Instructions for the task ::
The line containing "inf40_inc80_y = [0.245, 0.214, 0.214, 0.234, 0.259]" marks the end: extract everything from the first line of the data through that line, exactly, with no pictures.
********************
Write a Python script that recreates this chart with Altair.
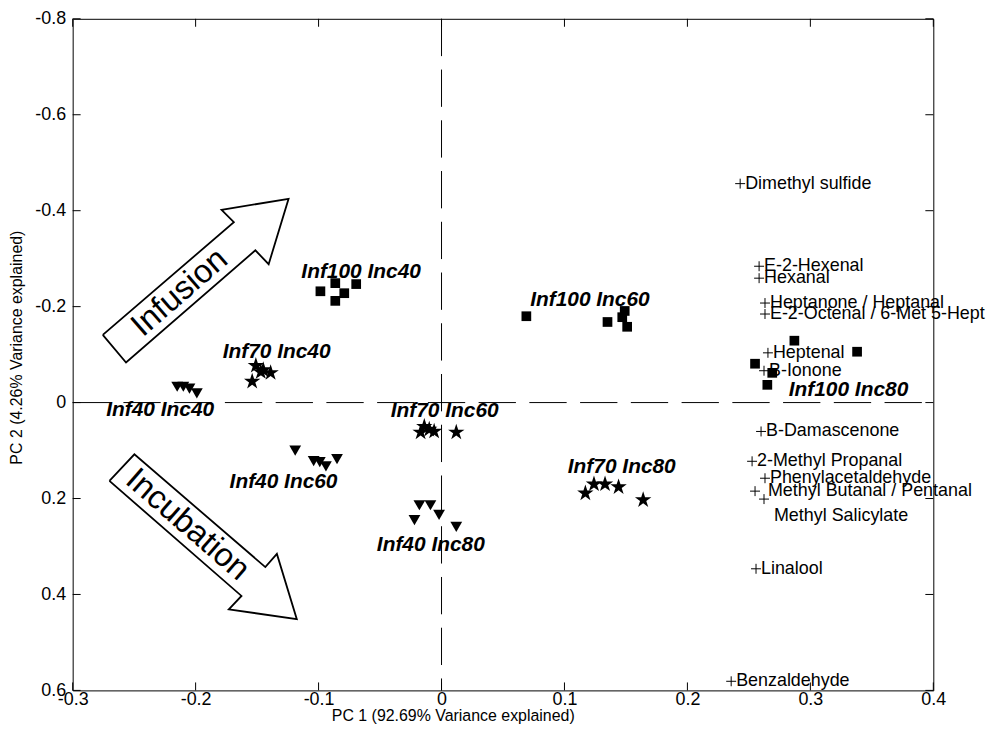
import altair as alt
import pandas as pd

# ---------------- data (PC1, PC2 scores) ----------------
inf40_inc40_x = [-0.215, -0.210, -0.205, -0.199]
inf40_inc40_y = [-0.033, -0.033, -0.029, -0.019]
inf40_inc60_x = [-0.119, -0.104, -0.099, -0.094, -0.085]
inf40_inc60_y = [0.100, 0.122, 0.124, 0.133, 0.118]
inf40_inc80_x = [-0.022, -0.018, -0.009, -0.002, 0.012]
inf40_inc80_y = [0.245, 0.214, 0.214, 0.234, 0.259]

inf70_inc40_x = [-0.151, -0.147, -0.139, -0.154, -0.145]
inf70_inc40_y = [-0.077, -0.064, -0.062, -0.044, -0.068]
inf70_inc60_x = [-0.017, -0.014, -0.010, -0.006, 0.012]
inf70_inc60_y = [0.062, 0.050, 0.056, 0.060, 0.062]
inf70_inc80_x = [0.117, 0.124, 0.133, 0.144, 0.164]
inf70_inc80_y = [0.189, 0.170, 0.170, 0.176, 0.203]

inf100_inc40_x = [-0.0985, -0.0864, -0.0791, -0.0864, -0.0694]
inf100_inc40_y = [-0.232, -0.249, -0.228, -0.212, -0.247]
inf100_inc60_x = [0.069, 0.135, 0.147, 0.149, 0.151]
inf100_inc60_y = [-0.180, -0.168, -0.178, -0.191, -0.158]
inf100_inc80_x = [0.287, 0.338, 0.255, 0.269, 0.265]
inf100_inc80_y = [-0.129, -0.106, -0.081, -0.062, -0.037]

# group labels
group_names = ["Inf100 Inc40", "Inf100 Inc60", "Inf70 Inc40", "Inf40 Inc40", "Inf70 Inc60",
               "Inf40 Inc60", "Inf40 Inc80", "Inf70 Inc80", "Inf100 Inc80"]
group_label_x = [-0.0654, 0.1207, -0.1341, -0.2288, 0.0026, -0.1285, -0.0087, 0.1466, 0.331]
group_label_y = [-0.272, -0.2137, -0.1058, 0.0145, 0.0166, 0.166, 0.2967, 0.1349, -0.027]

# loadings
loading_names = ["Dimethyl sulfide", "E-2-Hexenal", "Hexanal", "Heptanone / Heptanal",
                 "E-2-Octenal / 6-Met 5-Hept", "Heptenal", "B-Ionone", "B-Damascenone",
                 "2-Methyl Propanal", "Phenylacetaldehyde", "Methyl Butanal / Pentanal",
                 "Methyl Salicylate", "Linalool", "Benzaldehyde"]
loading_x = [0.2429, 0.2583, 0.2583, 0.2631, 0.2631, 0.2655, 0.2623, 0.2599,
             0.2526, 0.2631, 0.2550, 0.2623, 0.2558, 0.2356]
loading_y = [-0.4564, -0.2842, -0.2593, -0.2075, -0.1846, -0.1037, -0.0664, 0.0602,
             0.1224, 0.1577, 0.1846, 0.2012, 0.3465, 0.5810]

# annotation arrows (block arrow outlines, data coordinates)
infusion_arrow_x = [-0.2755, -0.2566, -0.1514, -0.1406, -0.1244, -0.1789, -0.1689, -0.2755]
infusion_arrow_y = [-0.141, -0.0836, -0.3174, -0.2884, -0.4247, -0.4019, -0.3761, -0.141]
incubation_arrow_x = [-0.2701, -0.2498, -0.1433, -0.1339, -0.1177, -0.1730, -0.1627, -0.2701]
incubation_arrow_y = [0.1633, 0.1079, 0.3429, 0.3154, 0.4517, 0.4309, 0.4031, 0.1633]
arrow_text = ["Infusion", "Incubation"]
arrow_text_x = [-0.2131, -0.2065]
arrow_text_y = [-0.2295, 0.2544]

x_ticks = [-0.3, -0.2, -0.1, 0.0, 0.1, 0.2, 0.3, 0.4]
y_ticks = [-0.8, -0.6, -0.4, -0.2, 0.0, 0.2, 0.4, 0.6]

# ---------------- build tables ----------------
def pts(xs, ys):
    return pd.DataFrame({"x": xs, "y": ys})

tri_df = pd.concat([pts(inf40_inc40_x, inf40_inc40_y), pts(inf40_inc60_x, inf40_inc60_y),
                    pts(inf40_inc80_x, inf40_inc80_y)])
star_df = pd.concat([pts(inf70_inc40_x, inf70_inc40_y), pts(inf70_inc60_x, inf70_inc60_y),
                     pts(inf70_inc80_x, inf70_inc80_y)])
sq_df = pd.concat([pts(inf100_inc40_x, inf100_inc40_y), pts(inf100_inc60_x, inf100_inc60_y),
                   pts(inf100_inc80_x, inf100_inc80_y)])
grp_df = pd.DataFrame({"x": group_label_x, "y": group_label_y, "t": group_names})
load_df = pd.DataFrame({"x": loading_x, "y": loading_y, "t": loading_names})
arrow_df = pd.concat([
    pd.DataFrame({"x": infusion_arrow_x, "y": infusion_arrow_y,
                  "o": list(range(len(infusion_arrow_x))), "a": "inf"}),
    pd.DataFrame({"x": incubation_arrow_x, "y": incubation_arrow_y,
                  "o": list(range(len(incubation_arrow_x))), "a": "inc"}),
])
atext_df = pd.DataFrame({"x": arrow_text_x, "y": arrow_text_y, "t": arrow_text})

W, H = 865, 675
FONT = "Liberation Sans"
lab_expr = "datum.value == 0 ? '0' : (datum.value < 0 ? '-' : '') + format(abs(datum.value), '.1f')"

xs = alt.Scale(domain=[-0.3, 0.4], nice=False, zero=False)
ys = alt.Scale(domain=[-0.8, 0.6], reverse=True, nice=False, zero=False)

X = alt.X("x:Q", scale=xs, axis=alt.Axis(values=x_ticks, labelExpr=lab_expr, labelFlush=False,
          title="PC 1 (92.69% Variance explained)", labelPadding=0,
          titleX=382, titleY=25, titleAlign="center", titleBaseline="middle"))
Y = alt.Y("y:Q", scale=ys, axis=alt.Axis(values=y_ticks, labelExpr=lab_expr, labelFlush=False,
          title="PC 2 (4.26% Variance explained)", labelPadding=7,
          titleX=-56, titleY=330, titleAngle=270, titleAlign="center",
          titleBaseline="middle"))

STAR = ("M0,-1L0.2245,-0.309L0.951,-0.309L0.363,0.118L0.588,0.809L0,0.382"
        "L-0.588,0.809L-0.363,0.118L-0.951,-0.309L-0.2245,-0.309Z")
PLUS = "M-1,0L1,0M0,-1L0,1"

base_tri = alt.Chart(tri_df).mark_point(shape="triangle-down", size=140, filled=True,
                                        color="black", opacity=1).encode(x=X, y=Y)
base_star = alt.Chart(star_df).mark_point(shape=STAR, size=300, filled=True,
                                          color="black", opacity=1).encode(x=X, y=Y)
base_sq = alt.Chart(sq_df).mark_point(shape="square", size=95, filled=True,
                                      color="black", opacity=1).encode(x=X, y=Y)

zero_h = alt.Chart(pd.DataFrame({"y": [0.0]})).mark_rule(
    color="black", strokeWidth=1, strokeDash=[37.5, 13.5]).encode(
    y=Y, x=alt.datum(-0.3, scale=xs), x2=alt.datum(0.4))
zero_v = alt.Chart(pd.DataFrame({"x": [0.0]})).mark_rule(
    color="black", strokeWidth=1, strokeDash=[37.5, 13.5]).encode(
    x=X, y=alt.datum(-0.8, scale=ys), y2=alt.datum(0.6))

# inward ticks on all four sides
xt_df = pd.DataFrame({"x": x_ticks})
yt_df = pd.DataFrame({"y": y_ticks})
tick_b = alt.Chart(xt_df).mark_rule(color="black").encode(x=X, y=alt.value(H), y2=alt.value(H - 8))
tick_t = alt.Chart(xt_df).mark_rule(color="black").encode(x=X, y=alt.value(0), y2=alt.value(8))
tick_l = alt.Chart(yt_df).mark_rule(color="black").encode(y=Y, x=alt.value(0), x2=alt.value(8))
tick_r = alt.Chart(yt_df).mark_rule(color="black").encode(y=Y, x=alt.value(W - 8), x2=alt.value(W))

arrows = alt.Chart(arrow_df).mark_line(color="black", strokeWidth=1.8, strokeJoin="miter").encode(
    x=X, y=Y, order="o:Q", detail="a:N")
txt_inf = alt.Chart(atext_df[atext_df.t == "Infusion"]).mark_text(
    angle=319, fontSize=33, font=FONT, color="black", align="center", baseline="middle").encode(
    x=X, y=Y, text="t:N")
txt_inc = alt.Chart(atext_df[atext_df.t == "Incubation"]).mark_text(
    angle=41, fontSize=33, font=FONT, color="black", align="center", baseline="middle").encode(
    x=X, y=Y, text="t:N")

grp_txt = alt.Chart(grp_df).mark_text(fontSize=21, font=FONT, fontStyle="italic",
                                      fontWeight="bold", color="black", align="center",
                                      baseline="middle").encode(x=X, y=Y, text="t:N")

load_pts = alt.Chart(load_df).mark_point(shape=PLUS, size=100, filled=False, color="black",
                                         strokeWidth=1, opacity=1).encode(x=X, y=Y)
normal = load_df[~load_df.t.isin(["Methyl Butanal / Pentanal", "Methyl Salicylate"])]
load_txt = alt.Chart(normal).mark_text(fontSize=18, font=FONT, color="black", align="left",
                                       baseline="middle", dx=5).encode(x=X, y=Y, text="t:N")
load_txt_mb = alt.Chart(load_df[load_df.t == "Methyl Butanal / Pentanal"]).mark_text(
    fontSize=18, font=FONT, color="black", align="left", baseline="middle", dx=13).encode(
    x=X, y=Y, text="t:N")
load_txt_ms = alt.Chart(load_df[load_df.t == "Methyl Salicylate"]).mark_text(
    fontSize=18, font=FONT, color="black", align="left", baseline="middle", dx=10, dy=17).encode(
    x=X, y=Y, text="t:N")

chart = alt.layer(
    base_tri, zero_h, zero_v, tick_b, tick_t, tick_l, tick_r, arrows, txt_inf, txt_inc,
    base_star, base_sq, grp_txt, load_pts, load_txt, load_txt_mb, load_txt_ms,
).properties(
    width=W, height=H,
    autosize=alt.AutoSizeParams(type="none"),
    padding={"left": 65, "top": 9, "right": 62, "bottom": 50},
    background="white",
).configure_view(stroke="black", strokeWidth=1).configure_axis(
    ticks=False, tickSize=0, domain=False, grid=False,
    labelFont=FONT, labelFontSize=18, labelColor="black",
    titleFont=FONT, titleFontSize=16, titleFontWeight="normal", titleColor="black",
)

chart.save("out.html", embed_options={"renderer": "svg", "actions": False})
********************
Answer for the task ::
Write a Python script that recreates this chart with Altair.
import altair as alt
import pandas as pd

# ---------------- data (PC1, PC2 scores) ----------------
inf40_inc40_x = [-0.215, -0.210, -0.205, -0.199]
inf40_inc40_y = [-0.033, -0.033, -0.029, -0.019]
inf40_inc60_x = [-0.119, -0.104, -0.099, -0.094, -0.085]
inf40_inc60_y = [0.100, 0.122, 0.124, 0.133, 0.118]
inf40_inc80_x = [-0.022, -0.018, -0.009, -0.002, 0.012]
inf40_inc80_y = [0.245, 0.214, 0.214, 0.234, 0.259]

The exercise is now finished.